→ Exercise
Without the images, write out the whole listing exactly.

begin

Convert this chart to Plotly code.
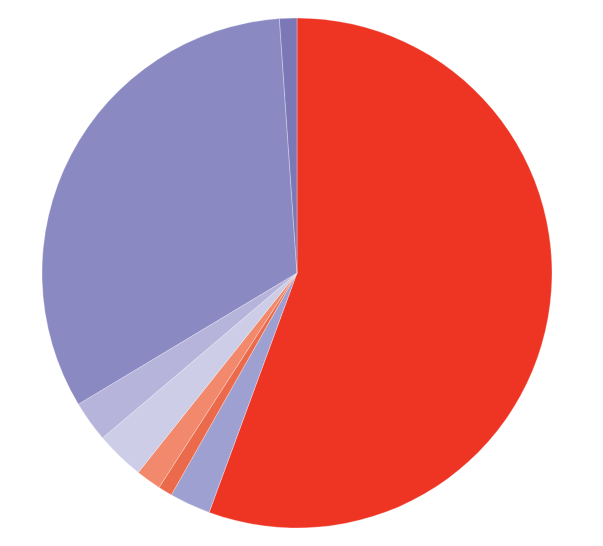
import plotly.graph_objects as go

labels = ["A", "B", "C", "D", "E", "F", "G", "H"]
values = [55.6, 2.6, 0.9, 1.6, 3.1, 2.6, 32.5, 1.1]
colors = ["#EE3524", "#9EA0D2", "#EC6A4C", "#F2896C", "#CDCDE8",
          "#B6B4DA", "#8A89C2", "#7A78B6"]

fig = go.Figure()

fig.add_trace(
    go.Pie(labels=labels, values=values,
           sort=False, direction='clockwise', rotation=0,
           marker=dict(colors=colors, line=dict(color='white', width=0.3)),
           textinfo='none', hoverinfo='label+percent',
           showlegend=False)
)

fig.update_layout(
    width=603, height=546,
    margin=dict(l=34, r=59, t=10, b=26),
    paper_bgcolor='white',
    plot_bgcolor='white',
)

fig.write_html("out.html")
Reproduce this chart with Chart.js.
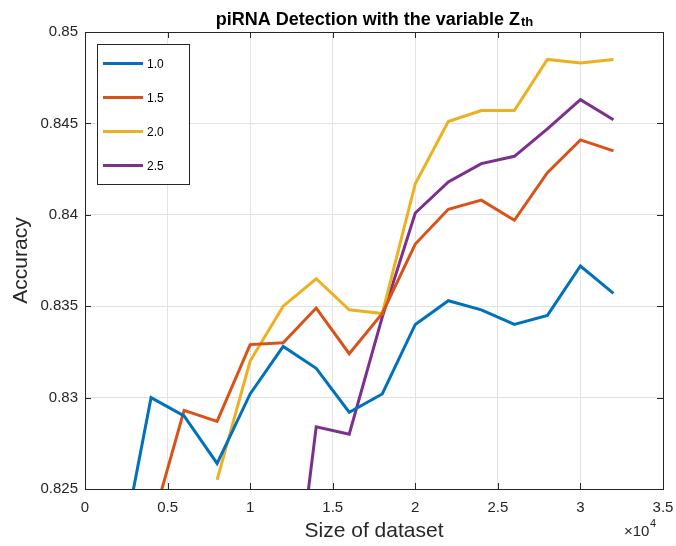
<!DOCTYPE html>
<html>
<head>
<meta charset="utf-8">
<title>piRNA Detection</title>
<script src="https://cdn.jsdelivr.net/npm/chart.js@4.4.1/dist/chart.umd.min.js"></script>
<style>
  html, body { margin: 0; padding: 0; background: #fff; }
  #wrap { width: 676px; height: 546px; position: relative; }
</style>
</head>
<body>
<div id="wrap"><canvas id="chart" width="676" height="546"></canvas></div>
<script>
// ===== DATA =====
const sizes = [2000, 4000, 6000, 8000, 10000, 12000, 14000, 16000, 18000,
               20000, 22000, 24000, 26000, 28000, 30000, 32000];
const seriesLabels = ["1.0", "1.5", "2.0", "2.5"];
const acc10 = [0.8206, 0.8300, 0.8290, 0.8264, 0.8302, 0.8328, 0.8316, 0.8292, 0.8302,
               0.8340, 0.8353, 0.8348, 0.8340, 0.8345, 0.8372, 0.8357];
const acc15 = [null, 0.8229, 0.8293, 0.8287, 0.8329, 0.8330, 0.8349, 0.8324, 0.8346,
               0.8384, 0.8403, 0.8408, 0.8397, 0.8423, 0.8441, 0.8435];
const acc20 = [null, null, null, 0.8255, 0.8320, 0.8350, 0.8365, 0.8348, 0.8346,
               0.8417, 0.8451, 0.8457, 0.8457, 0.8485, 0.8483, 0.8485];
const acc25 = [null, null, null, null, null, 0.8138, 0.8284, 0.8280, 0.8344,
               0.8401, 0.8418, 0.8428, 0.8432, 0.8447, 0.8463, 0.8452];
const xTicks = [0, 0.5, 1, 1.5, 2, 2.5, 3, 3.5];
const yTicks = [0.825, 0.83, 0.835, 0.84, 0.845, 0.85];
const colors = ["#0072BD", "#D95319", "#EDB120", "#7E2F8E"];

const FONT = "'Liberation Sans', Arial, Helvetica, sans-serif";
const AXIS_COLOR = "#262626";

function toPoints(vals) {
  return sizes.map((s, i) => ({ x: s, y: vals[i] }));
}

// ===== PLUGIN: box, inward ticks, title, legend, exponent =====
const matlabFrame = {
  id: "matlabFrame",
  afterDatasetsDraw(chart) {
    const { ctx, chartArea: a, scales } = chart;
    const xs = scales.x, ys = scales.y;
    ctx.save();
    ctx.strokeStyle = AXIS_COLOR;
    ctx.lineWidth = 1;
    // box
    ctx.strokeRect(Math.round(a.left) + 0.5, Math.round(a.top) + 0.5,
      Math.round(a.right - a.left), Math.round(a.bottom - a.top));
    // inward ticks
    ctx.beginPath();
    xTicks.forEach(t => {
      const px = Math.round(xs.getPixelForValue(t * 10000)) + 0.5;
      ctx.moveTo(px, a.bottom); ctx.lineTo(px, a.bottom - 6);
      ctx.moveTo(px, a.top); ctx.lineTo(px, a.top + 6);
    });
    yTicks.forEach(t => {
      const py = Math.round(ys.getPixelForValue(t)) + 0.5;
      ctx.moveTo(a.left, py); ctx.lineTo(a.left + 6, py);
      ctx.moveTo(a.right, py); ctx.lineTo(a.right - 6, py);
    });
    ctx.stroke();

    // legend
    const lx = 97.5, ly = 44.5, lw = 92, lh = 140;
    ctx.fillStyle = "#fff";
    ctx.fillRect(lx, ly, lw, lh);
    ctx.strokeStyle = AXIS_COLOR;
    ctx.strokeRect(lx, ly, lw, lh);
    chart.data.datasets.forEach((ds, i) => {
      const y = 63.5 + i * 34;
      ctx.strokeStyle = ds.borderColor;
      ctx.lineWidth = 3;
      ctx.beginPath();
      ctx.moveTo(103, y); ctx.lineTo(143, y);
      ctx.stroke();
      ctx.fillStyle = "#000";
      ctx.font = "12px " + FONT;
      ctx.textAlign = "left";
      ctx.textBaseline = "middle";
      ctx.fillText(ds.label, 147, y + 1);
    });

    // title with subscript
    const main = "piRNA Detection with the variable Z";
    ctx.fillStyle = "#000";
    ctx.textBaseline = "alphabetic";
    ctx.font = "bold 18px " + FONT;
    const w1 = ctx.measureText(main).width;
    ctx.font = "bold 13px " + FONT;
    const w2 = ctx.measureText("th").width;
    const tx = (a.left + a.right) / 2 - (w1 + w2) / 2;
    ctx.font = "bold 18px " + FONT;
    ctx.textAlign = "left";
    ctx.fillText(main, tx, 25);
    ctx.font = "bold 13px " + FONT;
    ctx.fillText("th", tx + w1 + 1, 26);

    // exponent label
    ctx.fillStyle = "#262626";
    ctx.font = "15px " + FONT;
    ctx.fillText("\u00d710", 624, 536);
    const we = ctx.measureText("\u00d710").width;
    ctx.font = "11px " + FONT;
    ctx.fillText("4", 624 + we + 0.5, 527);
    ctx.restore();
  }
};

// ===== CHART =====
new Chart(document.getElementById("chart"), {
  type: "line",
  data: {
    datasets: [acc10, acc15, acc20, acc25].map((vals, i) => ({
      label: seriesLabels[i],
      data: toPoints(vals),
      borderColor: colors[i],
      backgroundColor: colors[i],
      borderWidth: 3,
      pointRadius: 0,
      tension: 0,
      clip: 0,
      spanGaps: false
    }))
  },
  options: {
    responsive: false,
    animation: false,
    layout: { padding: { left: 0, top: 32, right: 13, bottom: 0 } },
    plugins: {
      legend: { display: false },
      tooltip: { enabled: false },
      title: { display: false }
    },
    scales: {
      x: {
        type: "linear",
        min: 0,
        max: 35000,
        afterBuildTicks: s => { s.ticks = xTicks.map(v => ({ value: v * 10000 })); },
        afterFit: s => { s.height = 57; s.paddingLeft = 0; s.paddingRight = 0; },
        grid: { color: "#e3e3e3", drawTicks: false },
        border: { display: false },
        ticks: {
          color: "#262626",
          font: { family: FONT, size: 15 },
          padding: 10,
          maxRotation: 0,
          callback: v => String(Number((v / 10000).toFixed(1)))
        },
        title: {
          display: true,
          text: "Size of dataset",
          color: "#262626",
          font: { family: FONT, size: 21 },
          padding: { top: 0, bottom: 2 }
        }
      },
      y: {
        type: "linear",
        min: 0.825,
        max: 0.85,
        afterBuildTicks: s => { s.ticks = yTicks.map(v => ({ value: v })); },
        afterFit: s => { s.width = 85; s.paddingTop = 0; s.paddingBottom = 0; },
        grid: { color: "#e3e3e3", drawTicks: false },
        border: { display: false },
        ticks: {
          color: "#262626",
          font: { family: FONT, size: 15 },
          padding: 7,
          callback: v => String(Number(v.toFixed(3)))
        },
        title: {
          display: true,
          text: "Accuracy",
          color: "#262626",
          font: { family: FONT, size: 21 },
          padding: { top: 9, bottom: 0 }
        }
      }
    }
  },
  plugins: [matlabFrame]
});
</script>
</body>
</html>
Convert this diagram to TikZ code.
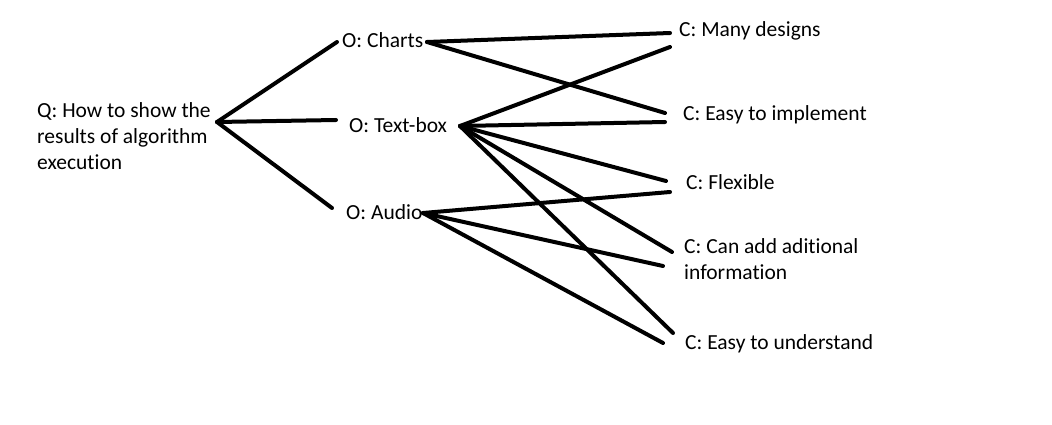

end

→ Correct answer
Convert this chart to Plotly code.
import plotly.graph_objects as go

labels = ["A", "B", "C", "D", "E", "F", "G", "H"]
values = [55.6, 2.6, 0.9, 1.6, 3.1, 2.6, 32.5, 1.1]
colors = ["#EE3524", "#9EA0D2", "#EC6A4C", "#F2896C", "#CDCDE8",
          "#B6B4DA", "#8A89C2", "#7A78B6"]

fig = go.Figure()

fig.add_trace(
    go.Pie(labels=labels, values=values,
           sort=False, direction='clockwise', rotation=0,
           marker=dict(colors=colors, line=dict(color='white', width=0.3)),
           textinfo='none', hoverinfo='label+percent',
           showlegend=False)
)

fig.update_layout(
    width=603, height=546,
    margin=dict(l=34, r=59, t=10, b=26),
    paper_bgcolor='white',
    plot_bgcolor='white',
)

fig.write_html("out.html")
Reproduce this chart with Chart.js.
<!DOCTYPE html>
<html>
<head>
<meta charset="utf-8">
<title>piRNA Detection</title>
<script src="https://cdn.jsdelivr.net/npm/chart.js@4.4.1/dist/chart.umd.min.js"></script>
<style>
  html, body { margin: 0; padding: 0; background: #fff; }
  #wrap { width: 676px; height: 546px; position: relative; }
</style>
</head>
<body>
<div id="wrap"><canvas id="chart" width="676" height="546"></canvas></div>
<script>
// ===== DATA =====
const sizes = [2000, 4000, 6000, 8000, 10000, 12000, 14000, 16000, 18000,
               20000, 22000, 24000, 26000, 28000, 30000, 32000];
const seriesLabels = ["1.0", "1.5", "2.0", "2.5"];
const acc10 = [0.8206, 0.8300, 0.8290, 0.8264, 0.8302, 0.8328, 0.8316, 0.8292, 0.8302,
               0.8340, 0.8353, 0.8348, 0.8340, 0.8345, 0.8372, 0.8357];
const acc15 = [null, 0.8229, 0.8293, 0.8287, 0.8329, 0.8330, 0.8349, 0.8324, 0.8346,
               0.8384, 0.8403, 0.8408, 0.8397, 0.8423, 0.8441, 0.8435];
const acc20 = [null, null, null, 0.8255, 0.8320, 0.8350, 0.8365, 0.8348, 0.8346,
               0.8417, 0.8451, 0.8457, 0.8457, 0.8485, 0.8483, 0.8485];
const acc25 = [null, null, null, null, null, 0.8138, 0.8284, 0.8280, 0.8344,
               0.8401, 0.8418, 0.8428, 0.8432, 0.8447, 0.8463, 0.8452];
const xTicks = [0, 0.5, 1, 1.5, 2, 2.5, 3, 3.5];
const yTicks = [0.825, 0.83, 0.835, 0.84, 0.845, 0.85];
const colors = ["#0072BD", "#D95319", "#EDB120", "#7E2F8E"];

const FONT = "'Liberation Sans', Arial, Helvetica, sans-serif";
const AXIS_COLOR = "#262626";

function toPoints(vals) {
  return sizes.map((s, i) => ({ x: s, y: vals[i] }));
}

// ===== PLUGIN: box, inward ticks, title, legend, exponent =====
const matlabFrame = {
  id: "matlabFrame",
  afterDatasetsDraw(chart) {
    const { ctx, chartArea: a, scales } = chart;
    const xs = scales.x, ys = scales.y;
    ctx.save();
    ctx.strokeStyle = AXIS_COLOR;
    ctx.lineWidth = 1;
    // box
    ctx.strokeRect(Math.round(a.left) + 0.5, Math.round(a.top) + 0.5,
      Math.round(a.right - a.left), Math.round(a.bottom - a.top));
    // inward ticks
    ctx.beginPath();
    xTicks.forEach(t => {
      const px = Math.round(xs.getPixelForValue(t * 10000)) + 0.5;
      ctx.moveTo(px, a.bottom); ctx.lineTo(px, a.bottom - 6);
      ctx.moveTo(px, a.top); ctx.lineTo(px, a.top + 6);
    });
    yTicks.forEach(t => {
      const py = Math.round(ys.getPixelForValue(t)) + 0.5;
      ctx.moveTo(a.left, py); ctx.lineTo(a.left + 6, py);
      ctx.moveTo(a.right, py); ctx.lineTo(a.right - 6, py);
    });
    ctx.stroke();

    // legend
    const lx = 97.5, ly = 44.5, lw = 92, lh = 140;
    ctx.fillStyle = "#fff";
    ctx.fillRect(lx, ly, lw, lh);
    ctx.strokeStyle = AXIS_COLOR;
    ctx.strokeRect(lx, ly, lw, lh);
    chart.data.datasets.forEach((ds, i) => {
      const y = 63.5 + i * 34;
      ctx.strokeStyle = ds.borderColor;
      ctx.lineWidth = 3;
      ctx.beginPath();
      ctx.moveTo(103, y); ctx.lineTo(143, y);
      ctx.stroke();
      ctx.fillStyle = "#000";
      ctx.font = "12px " + FONT;
      ctx.textAlign = "left";
      ctx.textBaseline = "middle";
      ctx.fillText(ds.label, 147, y + 1);
    });

    // title with subscript
    const main = "piRNA Detection with the variable Z";
    ctx.fillStyle = "#000";
    ctx.textBaseline = "alphabetic";
    ctx.font = "bold 18px " + FONT;
    const w1 = ctx.measureText(main).width;
    ctx.font = "bold 13px " + FONT;
    const w2 = ctx.measureText("th").width;
    const tx = (a.left + a.right) / 2 - (w1 + w2) / 2;
    ctx.font = "bold 18px " + FONT;
    ctx.textAlign = "left";
    ctx.fillText(main, tx, 25);
    ctx.font = "bold 13px " + FONT;
    ctx.fillText("th", tx + w1 + 1, 26);

    // exponent label
    ctx.fillStyle = "#262626";
    ctx.font = "15px " + FONT;
    ctx.fillText("\u00d710", 624, 536);
    const we = ctx.measureText("\u00d710").width;
    ctx.font = "11px " + FONT;
    ctx.fillText("4", 624 + we + 0.5, 527);
    ctx.restore();
  }
};

// ===== CHART =====
new Chart(document.getElementById("chart"), {
  type: "line",
  data: {
    datasets: [acc10, acc15, acc20, acc25].map((vals, i) => ({
      label: seriesLabels[i],
      data: toPoints(vals),
      borderColor: colors[i],
      backgroundColor: colors[i],
      borderWidth: 3,
      pointRadius: 0,
      tension: 0,
      clip: 0,
      spanGaps: false
    }))
  },
  options: {
    responsive: false,
    animation: false,
    layout: { padding: { left: 0, top: 32, right: 13, bottom: 0 } },
    plugins: {
      legend: { display: false },
      tooltip: { enabled: false },
      title: { display: false }
    },
    scales: {
      x: {
        type: "linear",
        min: 0,
        max: 35000,
        afterBuildTicks: s => { s.ticks = xTicks.map(v => ({ value: v * 10000 })); },
        afterFit: s => { s.height = 57; s.paddingLeft = 0; s.paddingRight = 0; },
        grid: { color: "#e3e3e3", drawTicks: false },
        border: { display: false },
        ticks: {
          color: "#262626",
          font: { family: FONT, size: 15 },
          padding: 10,
          maxRotation: 0,
          callback: v => String(Number((v / 10000).toFixed(1)))
        },
        title: {
          display: true,
          text: "Size of dataset",
          color: "#262626",
          font: { family: FONT, size: 21 },
          padding: { top: 0, bottom: 2 }
        }
      },
      y: {
        type: "linear",
        min: 0.825,
        max: 0.85,
        afterBuildTicks: s => { s.ticks = yTicks.map(v => ({ value: v })); },
        afterFit: s => { s.width = 85; s.paddingTop = 0; s.paddingBottom = 0; },
        grid: { color: "#e3e3e3", drawTicks: false },
        border: { display: false },
        ticks: {
          color: "#262626",
          font: { family: FONT, size: 15 },
          padding: 7,
          callback: v => String(Number(v.toFixed(3)))
        },
        title: {
          display: true,
          text: "Accuracy",
          color: "#262626",
          font: { family: FONT, size: 21 },
          padding: { top: 9, bottom: 0 }
        }
      }
    }
  },
  plugins: [matlabFrame]
});
</script>
</body>
</html>
Convert this diagram to TikZ code.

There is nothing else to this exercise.